(The Key to Power, Timing, and a Repeatable Release)
In Day 16, Mike Malaska reveals one of the most important connections in the golf swing—how your lead hip socket and the clubhead must move together in harmony. This relationship determines whether your swing has effortless power or if it breaks down under pressure. It’s not about “turning your hips.” It’s about displacing your joints correctly to create a chain reaction from the ground up.
Mike breaks it down through slow-motion drills and short swings, showing how pushing your lead hip socket backcreates space for the trail hip to move forward, which activates your torso, shoulders, arms, and ultimately the club. If the hip doesn’t move back—or moves incorrectly—you’ll block your arms or flip the club, leading to inconsistency and loss of speed.
Whether you’re swinging a wedge or a driver, this concept is universal: power doesn’t come from brute force—it comes from sequence. This lesson helps you feel and train that sequence.

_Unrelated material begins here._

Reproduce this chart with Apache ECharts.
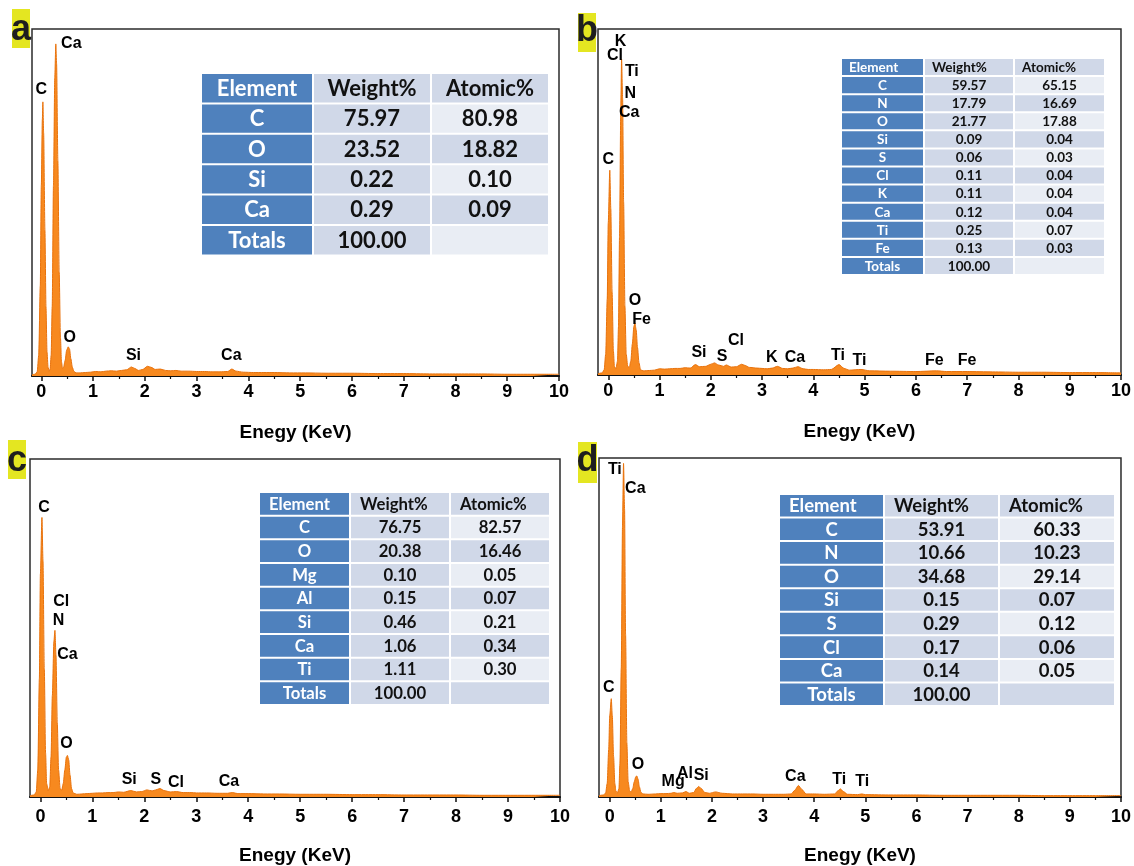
<!DOCTYPE html>
<html><head><meta charset="utf-8">
<script src="https://cdn.jsdelivr.net/npm/echarts@6/dist/echarts.min.js"></script>
<style>html,body{margin:0;padding:0;background:#fff}#c{width:1134px;height:866px}</style>
</head><body><div id="c"></div>
<script>
// ---------- DATA ----------
const xTickValues = [0,1,2,3,4,5,6,7,8,9,10];
const xMinorTickValues = [0.5,1.5,2.5,3.5,4.5,5.5,6.5,7.5,8.5,9.5];
const xAxisTitle = 'Enegy (KeV)';
const tableHeader = ['Element','Weight%','Atomic%'];

// spectrum (a): [energy keV, intensity % of full scale]
const specA = [[-0.18,0.4],[-0.12,0.5],[-0.08,1.2],[-0.05,6],[-0.02,26],[0.0,55],[0.02,74],[0.03,79],[0.045,70],[0.07,42],[0.09,20],[0.11,7],[0.13,2.5],[0.15,1.4],[0.17,2],[0.19,6],[0.21,20],[0.235,55],[0.26,86],[0.28,95.7],[0.295,90],[0.32,62],[0.345,30],[0.37,11],[0.39,4],[0.41,2.2],[0.43,2.5],[0.46,4.5],[0.49,7.5],[0.52,8.4],[0.545,7.8],[0.57,5],[0.6,2.5],[0.63,1.3],[0.67,0.9],[0.75,0.9],[0.85,1.0],[0.95,1.1],[1.05,1.3],[1.15,1.2],[1.25,1.4],[1.35,1.5],[1.45,1.4],[1.55,1.6],[1.65,1.8],[1.74,2.6],[1.8,2.2],[1.88,1.6],[1.96,1.9],[2.05,2.8],[2.12,2.5],[2.2,1.9],[2.3,2.0],[2.4,1.6],[2.5,1.5],[2.6,1.6],[2.7,1.4],[2.85,1.4],[3.0,1.3],[3.15,1.3],[3.3,1.2],[3.45,1.2],[3.6,1.3],[3.68,2.0],[3.76,1.4],[3.9,1.1],[4.1,1.0],[4.3,1.0],[4.5,1.0],[4.8,0.9],[5.1,0.9],[5.5,0.8],[6.0,0.8],[6.5,0.7],[7.0,0.7],[7.5,0.6],[8.0,0.6],[8.5,0.6],[9.0,0.5],[9.5,0.5],[10.0,0.5]];
const specB = [[-0.2,0.4],[-0.12,0.6],[-0.08,1.5],[-0.05,6],[-0.02,22],[0.0,44],[0.03,59.2],[0.05,48],[0.075,24],[0.1,7],[0.12,2.5],[0.15,1.8],[0.18,4],[0.2,14],[0.22,40],[0.245,78],[0.26,91.3],[0.28,80],[0.3,50],[0.325,20],[0.35,6],[0.38,2.5],[0.41,2.2],[0.44,4],[0.47,9],[0.5,14],[0.52,15],[0.545,13],[0.57,8],[0.6,3.5],[0.63,1.5],[0.68,1.2],[0.8,1.3],[0.9,1.4],[1.0,1.8],[1.1,1.7],[1.2,1.8],[1.3,1.9],[1.4,1.9],[1.5,2.1],[1.6,2.0],[1.7,3.0],[1.78,2.4],[1.9,2.5],[2.0,3.1],[2.07,3.5],[2.15,2.9],[2.25,2.5],[2.3,2.9],[2.4,2.3],[2.5,2.4],[2.6,3.1],[2.66,2.8],[2.75,2.2],[2.9,2.0],[3.0,1.9],[3.1,1.8],[3.2,2.0],[3.3,2.5],[3.4,1.9],[3.5,1.8],[3.6,2.0],[3.7,2.4],[3.8,1.8],[3.9,1.6],[4.0,1.6],[4.2,1.5],[4.35,1.6],[4.5,3.0],[4.6,1.9],[4.7,1.4],[4.93,1.6],[5.1,1.2],[5.5,1.1],[6.0,1.0],[6.4,1.2],[6.6,1.0],[7.0,1.0],[7.5,0.9],[8.0,0.8],[8.5,0.8],[9.0,0.7],[9.5,0.7],[10.0,0.6]];
const specC = [[-0.2,0.4],[-0.12,0.6],[-0.08,1.5],[-0.05,8],[-0.02,35],[0.0,66],[0.03,82.7],[0.05,70],[0.075,38],[0.1,13],[0.12,4],[0.15,1.8],[0.18,3],[0.205,12],[0.23,30],[0.26,46],[0.28,49.3],[0.3,42],[0.325,22],[0.35,8],[0.38,2.5],[0.41,2],[0.44,4],[0.47,8],[0.5,11.8],[0.52,12.3],[0.545,11],[0.57,6.5],[0.6,2.5],[0.63,1.2],[0.7,0.8],[0.8,0.9],[0.9,1.0],[1.0,1.1],[1.1,1.2],[1.2,1.2],[1.3,1.3],[1.4,1.3],[1.5,1.5],[1.6,1.4],[1.74,1.9],[1.85,1.5],[1.95,1.6],[2.05,2.1],[2.15,1.8],[2.22,2.1],[2.3,2.5],[2.38,1.9],[2.5,1.5],[2.62,1.6],[2.75,1.3],[2.9,1.3],[3.0,1.2],[3.2,1.2],[3.4,1.1],[3.6,1.1],[3.7,1.3],[3.8,1.0],[4.0,1.0],[4.3,0.9],[4.6,0.9],[5.0,0.8],[5.5,0.8],[6.0,0.7],[6.5,0.7],[7.0,0.6],[7.5,0.6],[8.0,0.6],[8.5,0.5],[9.0,0.5],[9.5,0.5],[10.0,0.5]];
const specD = [[-0.21,0.4],[-0.12,0.6],[-0.08,1.2],[-0.05,4],[-0.02,14],[0.0,24],[0.03,29],[0.05,24],[0.075,12],[0.1,4],[0.12,1.8],[0.15,1.2],[0.18,2.5],[0.2,10],[0.225,38],[0.25,80],[0.27,98.4],[0.29,85],[0.31,48],[0.335,16],[0.36,4.5],[0.39,1.8],[0.42,1.5],[0.45,2.5],[0.48,4.5],[0.51,6.0],[0.53,6.2],[0.555,5.2],[0.58,3.0],[0.61,1.4],[0.65,0.9],[0.75,0.8],[0.9,0.9],[1.0,1.0],[1.1,1.0],[1.2,1.1],[1.25,1.3],[1.32,1.1],[1.42,1.2],[1.49,1.6],[1.56,1.1],[1.64,1.3],[1.7,2.6],[1.74,3.1],[1.79,2.5],[1.86,1.3],[1.95,1.1],[2.07,1.5],[2.2,1.1],[2.4,0.9],[2.6,0.9],[2.8,0.9],[3.0,0.8],[3.2,0.8],[3.4,0.8],[3.55,0.9],[3.62,2.0],[3.69,3.4],[3.76,2.2],[3.84,0.9],[4.0,0.9],[4.2,0.8],[4.4,0.9],[4.46,1.8],[4.51,2.4],[4.57,1.6],[4.65,0.8],[4.85,0.7],[4.93,0.9],[5.0,0.7],[5.5,0.6],[6.0,0.6],[6.5,0.5],[7.0,0.5],[7.5,0.5],[8.0,0.5],[8.5,0.4],[9.0,0.4],[9.5,0.4],[10.0,0.4]];

// peak labels: [text, energy, intensity]
const labelsA = [['C',0.0,82.4],['Ca',0.58,95.7],['O',0.55,11.2],['Si',1.78,6.0],['Ca',3.67,6.0]];
const labelsB = [['K',0.24,96.3],['Cl',0.13,92.2],['Ti',0.46,87.7],['N',0.43,81.2],['Ca',0.41,75.9],['C',0.0,62.3],['O',0.52,21.4],['Fe',0.65,16.1],['Si',1.77,6.4],['S',2.22,5.3],['Cl',2.49,9.9],['K',3.19,5.0],['Ca',3.64,5.0],['Ti',4.48,5.5],['Ti',4.9,4.3],['Fe',6.36,4.1],['Fe',7.0,4.1]];
const labelsC = [['C',0.07,85.6],['Cl',0.4,57.7],['N',0.35,52.2],['Ca',0.52,42.1],['O',0.5,15.9],['Si',1.71,5.1],['S',2.22,5.2],['Cl',2.61,4.4],['Ca',3.63,4.6]];
const labelsD = [['Ti',0.1,96.6],['Ca',0.5,90.9],['C',-0.02,32.2],['O',0.55,9.6],['Mg',1.24,4.5],['Al',1.47,6.9],['Si',1.79,6.2],['Ca',3.63,6.0],['Ti',4.49,5.0],['Ti',4.94,4.5]];

// composition tables
const elementsA = ['C','O','Si','Ca','Totals'];
const weightA = [75.97,23.52,0.22,0.29,100.00];
const atomicA = [80.98,18.82,0.10,0.09,null];
const elementsB = ['C','N','O','Si','S','Cl','K','Ca','Ti','Fe','Totals'];
const weightB = [59.57,17.79,21.77,0.09,0.06,0.11,0.11,0.12,0.25,0.13,100.00];
const atomicB = [65.15,16.69,17.88,0.04,0.03,0.04,0.04,0.04,0.07,0.03,null];
const elementsC = ['C','O','Mg','Al','Si','Ca','Ti','Totals'];
const weightC = [76.75,20.38,0.10,0.15,0.46,1.06,1.11,100.00];
const atomicC = [82.57,16.46,0.05,0.07,0.21,0.34,0.30,null];
const elementsD = ['C','N','O','Si','S','Cl','Ca','Totals'];
const weightD = [53.91,10.66,34.68,0.15,0.29,0.17,0.14,100.00];
const atomicD = [60.33,10.23,29.14,0.07,0.12,0.06,0.05,null];
const panelTags = ['a','b','c','d'];

// ---------- LAYOUT / STYLE ----------
const AX_FONT = 'Liberation Sans, Arial, sans-serif';
const TB_FONT = 'Lato, "Open Sans", sans-serif';
const BLUE = '#4f81bd', MED = '#d0d8e8', LIGHT = '#e9edf4';
const panels = [
  {grid:{left:32,top:29,width:527,height:347}, xmin:-0.18, spec:specA, labels:labelsA, lblMargin:7, nameGap:47,
   tag:{x:12,y:9,w:18,h:39,cy:30},
   table:{left:202,top:74,colW:[110,116,116],rowH:30.4,gap:2,fs:22,headerLeft:false,pad:0}, els:elementsA, w:weightA, at:atomicA},
  {grid:{left:598,top:29,width:527,height:346}, xmin:-0.2, spec:specB, labels:labelsB, lblMargin:7, nameGap:47,
   tag:{x:578,y:13,w:18,h:39,cy:31},
   table:{left:842,top:59,colW:[81,88,89],rowH:18.08,gap:2,fs:13.5,headerLeft:true,pad:7}, els:elementsB, w:weightB, at:atomicB},
  {grid:{left:30,top:459,width:530,height:347}, xmin:-0.2, spec:specC, labels:labelsC, lblMargin:11, nameGap:49,
   tag:{x:8,y:440,w:18,h:39,cy:461},
   table:{left:260,top:493,colW:[89,98,98],rowH:23.67,gap:2,fs:16.7,headerLeft:true,pad:9}, els:elementsC, w:weightC, at:atomicC},
  {grid:{left:599,top:458,width:528,height:348}, xmin:-0.21, spec:specD, labels:labelsD, lblMargin:11, nameGap:49,
   tag:{x:578,y:442,w:19,h:41,cy:461},
   table:{left:780,top:495,colW:[103,113,114],rowH:23.56,gap:2,fs:18.5,headerLeft:true,pad:9}, els:elementsD, w:weightD, at:atomicD}
];

function fmt(v){ return v === null || v === undefined ? '' : v.toFixed(2); }

function buildTable(t, els, w, at) {
  const out = [];
  const rows = [tableHeader].concat(els.map((e,i)=>[e, fmt(w[i]), fmt(at[i])]));
  const colX = [t.left, t.left + t.colW[0] + t.gap, t.left + t.colW[0] + t.colW[1] + 2*t.gap];
  rows.forEach((row, r) => {
    const y = t.top + r * t.rowH;
    const h = t.rowH - t.gap;
    row.forEach((txt, c) => {
      const x = colX[c], cw = t.colW[c];
      const fill = c === 0 ? BLUE : (c === 1 ? MED : (r % 2 === 0 ? MED : LIGHT));
      out.push({type:'rect', silent:true, shape:{x:x, y:y, width:cw, height:h}, style:{fill:fill}});
      if (txt) {
        const left = (r === 0 && t.headerLeft);
        out.push({type:'text', silent:true, x: left ? x + t.pad : x + cw/2, y: y + h/2 + 0.5,
          style:{text:txt, fill: c === 0 ? '#ffffff' : '#111111', font:'bold ' + t.fs + 'px ' + TB_FONT,
                 align: left ? 'left' : 'center', verticalAlign:'middle',
                 textAlign: left ? 'left' : 'center', textVerticalAlign:'middle'}});
      }
    });
  });
  return out;
}

const grids = [], xAxes = [], yAxes = [], series = [], graphics = [];
panels.forEach((p, i) => {
  grids.push(Object.assign({show:true, borderColor:'#2b2b2b', borderWidth:1.5, backgroundColor:'transparent'}, p.grid));
  xAxes.push({type:'value', gridIndex:i, min:p.xmin, max:10, position:'bottom',
    name:xAxisTitle, nameLocation:'middle', nameGap:p.nameGap,
    nameTextStyle:{fontFamily:AX_FONT, fontWeight:'bold', fontSize:19, color:'#000'},
    axisLine:{show:true, onZero:false, lineStyle:{color:'#111', width:2}},
    axisTick:{show:true, customValues:xTickValues, length:5, lineStyle:{color:'#111', width:1.5}},
    axisLabel:{show:true, customValues:xTickValues, margin:p.lblMargin, fontFamily:AX_FONT, fontWeight:'bold', fontSize:18, color:'#000'},
    splitLine:{show:false}});
  xAxes.push({type:'value', gridIndex:i, min:p.xmin, max:10, position:'bottom',
    axisLine:{show:false, onZero:false},
    axisTick:{show:true, customValues:xMinorTickValues, length:3, lineStyle:{color:'#111', width:1.2}},
    axisLabel:{show:false}, splitLine:{show:false}});
  yAxes.push({type:'value', gridIndex:i, min:0, max:100, show:false});
  series.push({type:'line', xAxisIndex:2*i, yAxisIndex:i, data:p.spec, showSymbol:false, symbol:'none',
    smooth:0.25, smoothMonotone:'x', lineStyle:{color:'#e8720c', width:1},
    areaStyle:{color:'#f7891f', opacity:1}, silent:true, z:2});
  series.push({type:'scatter', xAxisIndex:2*i, yAxisIndex:i, symbolSize:0, silent:true, z:5,
    itemStyle:{opacity:1},
    data:p.labels.map(l => ({name:l[0], value:[l[1], l[2]]})),
    label:{show:true, position:'inside', formatter:'{b}', opacity:1, fontFamily:AX_FONT, fontWeight:'bold', fontSize:16,
      color:'#000', textBorderWidth:0}});
  graphics.push({type:'rect', silent:true, shape:{x:p.tag.x, y:p.tag.y, width:p.tag.w, height:p.tag.h}, style:{fill:'#e4e621'}});
  graphics.push({type:'text', silent:true, x:p.tag.x + p.tag.w/2, y:p.tag.cy,
    style:{text:panelTags[i], fill:'#1e1e1e', font:'bold 36px ' + AX_FONT, align:'center', verticalAlign:'middle', textAlign:'center', textVerticalAlign:'middle'}});
  buildTable(p.table, p.els, p.w, p.at).forEach(g => graphics.push(g));
});

const chart = echarts.init(document.getElementById('c'), null, {renderer:'canvas'});
chart.setOption({
  animation:false,
  backgroundColor:'#ffffff',
  grid:grids, xAxis:xAxes, yAxis:yAxes, series:series,
  graphic:{elements:graphics}
});
</script></body></html>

What You’ll Learn in Day 16:
• How your lead hip socket creates room for a clean, powerful release
• Why “joint displacement” is more effective than simply “turning the hips”
• How to sync the motion of your body with the clubhead through impact
• What goes wrong when the hips outrun—or block—the arms
• Why this connection improves consistency across all clubs, from wedges to driver
Key Takeaway:
The club and your lead hip socket must move in sync. When your body creates space by pushing the hip socket back, your arms and club can move freely and accelerate through the ball. Without that connection, your swing stalls. Build this movement into your practice until it becomes automatic.